Anthopleura nigrescens

Scientific classification
- Kingdom: Animalia
- Phylum: Cnidaria
- Subphylum: Anthozoa
- Class: Hexacorallia
- Order: Actiniaria
- Family: Actiniidae
- Genus: Anthopleura
- Species: A. nigrescens
- Binomial name: Anthopleura nigrescens (Verrill, 1928)
- Synonyms: Anthopleura pacifica Uchida, 1938 ; Bunodactis nigrescens (Verrill, 1928) ; Tealiopsis nigrescens Verrill, 1928 ;

= Anthopleura nigrescens =

- Authority: (Verrill, 1928)

Species of sea anemone

Anthopleura nigrescens, also referred to as the dusty anemone, is a sea anemone in the family Actinidae found in the Indo-Pacific.

== Description ==
The dusty anemone has a diameter of ¾ of an inch.

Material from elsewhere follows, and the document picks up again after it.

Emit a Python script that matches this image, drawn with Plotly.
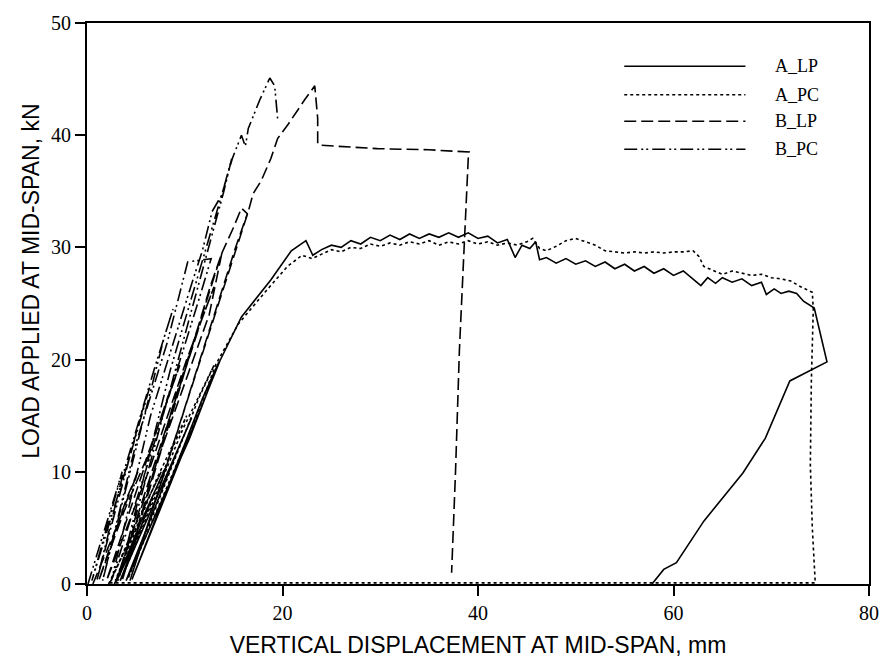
import plotly.graph_objects as go

# ---------------- data ----------------
A_LP_x = [2.8, 4.6, 5.6, 4.5, 3.0, 5.5, 8.0, 6.8, 3.4, 8.3, 10.7, 9.3, 4.0,
          10.5, 13.5, 11.8, 4.6, 11.0, 13.6, 15.8, 18.8, 20.9, 22.4, 23.1,
          24, 25, 26, 27, 28, 29, 30, 31, 32, 33, 34, 35, 36, 37, 38, 39, 40,
          41, 42, 43, 43.8, 44.5, 45.3, 45.9, 46.3, 47, 48, 49, 50, 51, 52,
          53, 54, 55, 56, 57, 58, 59, 60, 61, 62, 62.8, 63.5, 64.3, 65, 66,
          67, 68, 69, 69.5, 70.3, 71, 71.8, 72.6, 73.3, 74.4, 75.7, 71.9,
          69.4, 67.1, 63.1, 60.3, 59.0, 57.8]
A_LP_y = [0.0, 3.5, 5.2, 3.0, 0.2, 5.5, 10.3, 8.0, 0.3, 10.0, 14.8, 12.0, 0.3,
          13.0, 19.8, 16.5, 0.4, 14.2, 19.9, 23.8, 27.1, 29.7, 30.6, 29.3,
          29.8, 30.2, 30.0, 30.6, 30.3, 30.9, 30.6, 31.1, 30.7, 31.2, 30.8,
          31.2, 30.9, 31.3, 30.9, 31.3, 30.8, 31.0, 30.4, 30.7, 29.1, 30.2,
          29.9, 30.5, 28.9, 29.1, 28.6, 29.0, 28.5, 28.8, 28.3, 28.7, 28.1,
          28.5, 27.9, 28.3, 27.7, 28.1, 27.5, 27.9, 27.2, 26.6, 27.3, 26.8,
          27.3, 26.9, 27.2, 26.6, 26.9, 25.8, 26.3, 25.9, 26.1, 25.9, 25.2,
          24.6, 19.8, 18.1, 13.0, 9.9, 5.6, 1.9, 1.3, 0.0]

A_PC_x = [2.2, 5.0, 3.6, 2.4, 4.8, 7.6, 6.2, 2.9, 7.2, 10.2, 8.8, 3.5, 9.8,
          13.0, 11.4, 4.2, 10.8, 13.2, 15.5, 18.2, 20.5, 22.0, 23.0,
          24, 25, 26, 27, 28, 29, 30, 31, 32, 33, 34, 35, 36, 37, 38, 39, 40,
          41, 42, 43, 44, 45, 45.6, 46.3, 47, 48, 49, 50, 51, 52, 53, 54, 55,
          56, 57, 58, 59, 60, 61, 62, 62.6, 63.1, 64, 65, 66, 67, 68, 69, 70,
          71, 72, 73, 74.2, 74.3, 74.1, 74.0, 74.2, 74.5, 60, 40, 20, 2.2]
A_PC_y = [0.0, 5.0, 2.5, 0.2, 5.0, 10.0, 7.5, 0.3, 9.5, 15.0, 12.2, 0.4, 13.8,
          19.5, 16.5, 0.5, 14.0, 19.6, 23.2, 26.0, 28.3, 29.3, 29.0,
          29.4, 29.8, 29.6, 30.0, 29.9, 30.3, 30.1, 30.4, 30.2, 30.5, 30.3,
          30.6, 30.2, 30.5, 30.3, 30.6, 30.3, 30.5, 30.2, 30.4, 30.2, 30.5,
          30.8, 29.9, 29.7, 30.1, 30.6, 30.8, 30.5, 30.2, 29.7, 29.6, 29.5,
          29.6, 29.5, 29.6, 29.5, 29.6, 29.6, 29.7, 29.2, 28.3, 28.0, 27.6,
          27.9, 27.7, 27.5, 27.6, 27.3, 27.2, 27.0, 26.5, 26.0, 24.5, 18.0,
          10.6, 5.0, 0.1, 0.1, 0.1, 0.1, 0.1]

B_LP_x = [0.6, 3.0, 5.2, 4.0, 1.2, 3.8, 6.0, 9.5, 8.2, 2.0, 6.5, 10.2, 13.0,
          11.7, 3.0, 8.0, 12.5, 13.8, 12.6, 3.6, 9.0, 13.8, 15.0, 15.8, 16.4,
          15.2, 4.4, 10.5, 16.5, 17.0, 17.8, 18.8, 19.5, 20.6, 22.3, 23.3,
          23.6, 23.6, 24.0, 29.7, 35.0, 39.1, 39.0, 38.6, 38.1, 37.7, 37.3]
B_LP_y = [0.0, 5.0, 10.0, 7.5, 0.3, 6.5, 11.0, 19.5, 16.5, 0.3, 10.5, 20.0,
          26.5, 23.5, 0.3, 13.0, 24.0, 29.5, 26.5, 0.3, 16.5, 29.5, 31.8, 33.5,
          33.0, 30.0, 0.3, 17.0, 33.2, 34.8, 35.9, 37.9, 39.7, 41.0, 43.2,
          44.4, 41.5, 39.2, 39.1, 38.8, 38.7, 38.5, 37.9, 30.0, 20.9, 10.0, 1.0]

B_PC_x = [0.1, 2.0, 3.6, 2.8, 0.5, 2.5, 4.6, 6.4, 5.5, 1.0, 3.6, 7.0, 8.8,
          7.9, 1.6, 5.0, 8.2, 10.3, 12.7, 11.5, 2.5, 6.5, 10.8, 11.8, 12.8,
          13.8, 14.8, 14.0, 3.2, 8.5, 14.9, 15.8, 16.2, 16.5, 17.7, 18.7,
          19.2, 19.5]
B_PC_y = [0.0, 5.5, 10.0, 7.5, 0.3, 6.0, 12.0, 17.5, 15.0, 0.3, 9.5, 19.5,
          24.5, 22.0, 0.3, 12.5, 21.5, 28.7, 29.0, 25.5, 0.3, 15.0, 27.0,
          29.7, 33.2, 34.7, 37.9, 35.0, 0.3, 19.0, 38.0, 40.0, 39.0, 40.6,
          43.2, 45.1, 44.4, 41.5]

series_names = ["A_LP", "A_PC", "B_LP", "B_PC"]
x_ticks = [0, 20, 40, 60, 80]
y_ticks = [0, 10, 20, 30, 40, 50]

# ---------------- styling ----------------
dashes = ["solid", "dot", "12px,5px", "13px,4px,2px,3px,2px,4px"]
xs = [A_LP_x, A_PC_x, B_LP_x, B_PC_x]
ys = [A_LP_y, A_PC_y, B_LP_y, B_PC_y]

fig = go.Figure()
for name, x, y, d in zip(series_names, xs, ys, dashes):
    fig.add_trace(go.Scatter(x=x, y=y, mode="lines", name=name,
                             line=dict(color="black", width=1.6, dash=d),
                             showlegend=False))

# manual legend (long line samples as in the reference)
leg_y = [0.923, 0.872, 0.825, 0.775]
for name, d, ly in zip(series_names, dashes, leg_y):
    fig.add_shape(type="line", xref="paper", yref="paper",
                  x0=0.687, x1=0.842, y0=ly, y1=ly,
                  line=dict(color="black", width=1.5, dash=d))
    fig.add_annotation(xref="paper", yref="paper", x=0.877, y=ly,
                       xanchor="left", yanchor="middle", text=name,
                       showarrow=False,
                       font=dict(family="Liberation Serif", size=18, color="black"))

# y-axis title (placed slightly above centre as in the reference)
fig.add_annotation(xref="paper", yref="paper", x=-0.072, y=0.54,
                   xanchor="center", yanchor="middle", textangle=-90,
                   text="LOAD APPLIED AT MID-SPAN, kN", showarrow=False,
                   font=dict(family="Liberation Sans", size=23, color="black"))

axis_common = dict(showline=True, linecolor="black", linewidth=2, mirror=True,
                   ticks="outside", ticklen=10, tickwidth=1.5, tickcolor="black",
                   showgrid=False, zeroline=False,
                   tickfont=dict(family="Liberation Serif", size=20, color="black"))

fig.update_layout(
    width=891, height=666,
    margin=dict(l=87, r=14, t=20, b=79),
    paper_bgcolor="white", plot_bgcolor="white",
    xaxis=dict(range=[0, 80], tickvals=x_ticks, **axis_common,
               title=dict(text="VERTICAL DISPLACEMENT AT MID-SPAN, mm",
                          font=dict(family="Liberation Sans", size=23, color="black"),
                          standoff=14)),
    yaxis=dict(range=[0, 50], tickvals=y_ticks, **axis_common),
)

fig.write_html("out.html")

It has a grayish, dusty brown or black coloration, depending on the DNA configuration.

== Distribution & habitat ==
Anthopleura nigrescens is found in the Indo-Pacific. In parts of Hawaii and Costa Rica, this sea anemone is frequently observed in shallow water in tiny rocky cracks. However, it has also been observed close to Taiwan's hydrothermal vents.

== Diet ==
Anthopleura nigrescens eat cyprids and copepods, which are a type of zooplankton; occasionally, they will eat prey such as gastropods, insects, eggs, and larvae. Research has shown that their diet tends to change depending on the specific sight and depth of water. The dusty anemone is a polyphagous predator.